GIVEN DATA:
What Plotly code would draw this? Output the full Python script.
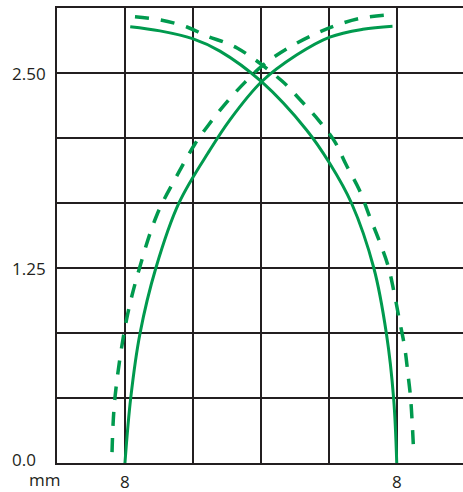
import plotly.graph_objects as go

# -------------------------------------------------
# Data (x in mm, y in value units)
# -------------------------------------------------
solid_rise_x = [-8.0, -7.66, -7.12, -6.18, -4.82, -3.0, -1.82, 0.04, 2.1, 4.06, 6.0, 7.75]
solid_rise_y = [0.0, 0.417, 0.827, 1.25, 1.667, 2.006, 2.2, 2.444, 2.615, 2.73, 2.78, 2.80]

solid_fall_x = [-7.69, -5.94, -4.02, -2.41, 0.04, 2.69, 4.06, 5.34, 6.65, 7.39, 7.82, 8.0]
solid_fall_y = [2.797, 2.77, 2.72, 2.64, 2.444, 2.135, 1.92, 1.665, 1.25, 0.83, 0.41, 0.0]

dashed_rise_x = [-8.76, -8.59, -7.91, -7.15, -6.12, -4.9, -3.88, -3.06, -2.03, -0.94,
                 0.18, 1.56, 3.0, 4.29, 5.82, 7.3]
dashed_rise_y = [0.07, 0.417, 0.917, 1.247, 1.59, 1.85, 2.045, 2.17, 2.31, 2.44,
                 2.555, 2.657, 2.74, 2.80, 2.85, 2.87]

dashed_fall_x = [-7.41, -5.9, -4.35, -3.24, -1.4, 1.23, 2.3, 3.38, 4.35, 5.03, 5.8,
                 6.44, 6.95, 7.5, 7.85, 8.15, 8.47, 8.66, 8.82, 9.0]
dashed_fall_y = [2.86, 2.84, 2.795, 2.74, 2.66, 2.45, 2.33, 2.2, 2.06, 1.91, 1.75,
                 1.57, 1.43, 1.26, 1.09, 0.92, 0.74, 0.57, 0.41, 0.06]

x_grid = [-12, -8, -4, 0, 4, 8]
x_tick_text = ["", "8", "", "", "", "8"]
y_step = 1.25 / 3
y_grid = [i * y_step for i in range(7)]
y_labels = [(0.0, "0.0"), (1.25, "1.25"), (2.5, "2.50")]

GREEN = "#009a4e"
INK = "#231f20"
FONT = dict(family="Open Sans, sans-serif", size=17, color=INK)

fig = go.Figure()

for xs, ys in [(solid_rise_x, solid_rise_y), (solid_fall_x, solid_fall_y)]:
    fig.add_trace(go.Scatter(
        x=xs, y=ys, mode="lines",
        line=dict(color=GREEN, width=3, shape="spline"),
        hoverinfo="skip",
    ))

for xs, ys in [(dashed_rise_x, dashed_rise_y), (dashed_fall_x, dashed_fall_y)]:
    fig.add_trace(go.Scatter(
        x=xs, y=ys, mode="lines",
        line=dict(color=GREEN, width=3.5, shape="spline", dash="14px,12px"),
        hoverinfo="skip",
    ))

# y labels sit left-aligned in the margin (page x ~10px)
for val, txt in y_labels:
    fig.add_annotation(
        x=-0.116, xref="paper", y=val, yref="y",
        text=txt, showarrow=False, xanchor="left",
        yshift=4 if val == 0 else 0,
        font=FONT,
    )

fig.add_annotation(
    x=-0.03, xref="paper", y=0, yref="paper",
    text="mm", showarrow=False, xanchor="center", yanchor="top",
    yshift=-4, borderpad=0,
    font=FONT,
)

fig.update_layout(
    width=463, height=492,
    margin=dict(l=57, r=0, t=8, b=29),
    paper_bgcolor="white", plot_bgcolor="white",
    showlegend=False,
    font=FONT,
    xaxis=dict(
        range=[-12, 11.9],
        tickvals=x_grid, ticktext=x_tick_text,
        showgrid=True, gridcolor=INK, gridwidth=2,
        showline=True, linecolor=INK, linewidth=2, mirror=True,
        zeroline=False, ticks="",
        ticklabelstandoff=3,
        tickfont=FONT,
    ),
    yaxis=dict(
        range=[0, 7 * y_step],
        tickvals=y_grid, showticklabels=False,
        showgrid=True, gridcolor=INK, gridwidth=2,
        showline=True, linecolor=INK, linewidth=2,
        zeroline=False, ticks="",
    ),
)

# drop the page's default body margin so the figure fills the window
fig.write_html(
    "out.html",
    config={"displayModeBar": False},
    post_script="document.body.style.margin='0';document.body.style.overflow='hidden';",
)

PROBLEM DETAILS: Print each line of the material above exactly, with the pictures removed from your copy.

TASK SOLUTION:
What Plotly code would draw this? Output the full Python script.
import plotly.graph_objects as go

# -------------------------------------------------
# Data (x in mm, y in value units)
# -------------------------------------------------
solid_rise_x = [-8.0, -7.66, -7.12, -6.18, -4.82, -3.0, -1.82, 0.04, 2.1, 4.06, 6.0, 7.75]
solid_rise_y = [0.0, 0.417, 0.827, 1.25, 1.667, 2.006, 2.2, 2.444, 2.615, 2.73, 2.78, 2.80]

solid_fall_x = [-7.69, -5.94, -4.02, -2.41, 0.04, 2.69, 4.06, 5.34, 6.65, 7.39, 7.82, 8.0]
solid_fall_y = [2.797, 2.77, 2.72, 2.64, 2.444, 2.135, 1.92, 1.665, 1.25, 0.83, 0.41, 0.0]

dashed_rise_x = [-8.76, -8.59, -7.91, -7.15, -6.12, -4.9, -3.88, -3.06, -2.03, -0.94,
                 0.18, 1.56, 3.0, 4.29, 5.82, 7.3]
dashed_rise_y = [0.07, 0.417, 0.917, 1.247, 1.59, 1.85, 2.045, 2.17, 2.31, 2.44,
                 2.555, 2.657, 2.74, 2.80, 2.85, 2.87]

dashed_fall_x = [-7.41, -5.9, -4.35, -3.24, -1.4, 1.23, 2.3, 3.38, 4.35, 5.03, 5.8,
                 6.44, 6.95, 7.5, 7.85, 8.15, 8.47, 8.66, 8.82, 9.0]
dashed_fall_y = [2.86, 2.84, 2.795, 2.74, 2.66, 2.45, 2.33, 2.2, 2.06, 1.91, 1.75,
                 1.57, 1.43, 1.26, 1.09, 0.92, 0.74, 0.57, 0.41, 0.06]

x_grid = [-12, -8, -4, 0, 4, 8]
x_tick_text = ["", "8", "", "", "", "8"]
y_step = 1.25 / 3
y_grid = [i * y_step for i in range(7)]
y_labels = [(0.0, "0.0"), (1.25, "1.25"), (2.5, "2.50")]

GREEN = "#009a4e"
INK = "#231f20"
FONT = dict(family="Open Sans, sans-serif", size=17, color=INK)

fig = go.Figure()

for xs, ys in [(solid_rise_x, solid_rise_y), (solid_fall_x, solid_fall_y)]:
    fig.add_trace(go.Scatter(
        x=xs, y=ys, mode="lines",
        line=dict(color=GREEN, width=3, shape="spline"),
        hoverinfo="skip",
    ))

for xs, ys in [(dashed_rise_x, dashed_rise_y), (dashed_fall_x, dashed_fall_y)]:
    fig.add_trace(go.Scatter(
        x=xs, y=ys, mode="lines",
        line=dict(color=GREEN, width=3.5, shape="spline", dash="14px,12px"),
        hoverinfo="skip",
    ))

# y labels sit left-aligned in the margin (page x ~10px)
for val, txt in y_labels:
    fig.add_annotation(
        x=-0.116, xref="paper", y=val, yref="y",
        text=txt, showarrow=False, xanchor="left",
        yshift=4 if val == 0 else 0,
        font=FONT,
    )

fig.add_annotation(
    x=-0.03, xref="paper", y=0, yref="paper",
    text="mm", showarrow=False, xanchor="center", yanchor="top",
    yshift=-4, borderpad=0,
    font=FONT,
)

fig.update_layout(
    width=463, height=492,
    margin=dict(l=57, r=0, t=8, b=29),
    paper_bgcolor="white", plot_bgcolor="white",
    showlegend=False,
    font=FONT,
    xaxis=dict(
        range=[-12, 11.9],
        tickvals=x_grid, ticktext=x_tick_text,
        showgrid=True, gridcolor=INK, gridwidth=2,
        showline=True, linecolor=INK, linewidth=2, mirror=True,
        zeroline=False, ticks="",
        ticklabelstandoff=3,
        tickfont=FONT,
    ),
    yaxis=dict(
        range=[0, 7 * y_step],
        tickvals=y_grid, showticklabels=False,
        showgrid=True, gridcolor=INK, gridwidth=2,
        showline=True, linecolor=INK, linewidth=2,
        zeroline=False, ticks="",
    ),
)

# drop the page's default body margin so the figure fills the window
fig.write_html(
    "out.html",
    config={"displayModeBar": False},
    post_script="document.body.style.margin='0';document.body.style.overflow='hidden';",
)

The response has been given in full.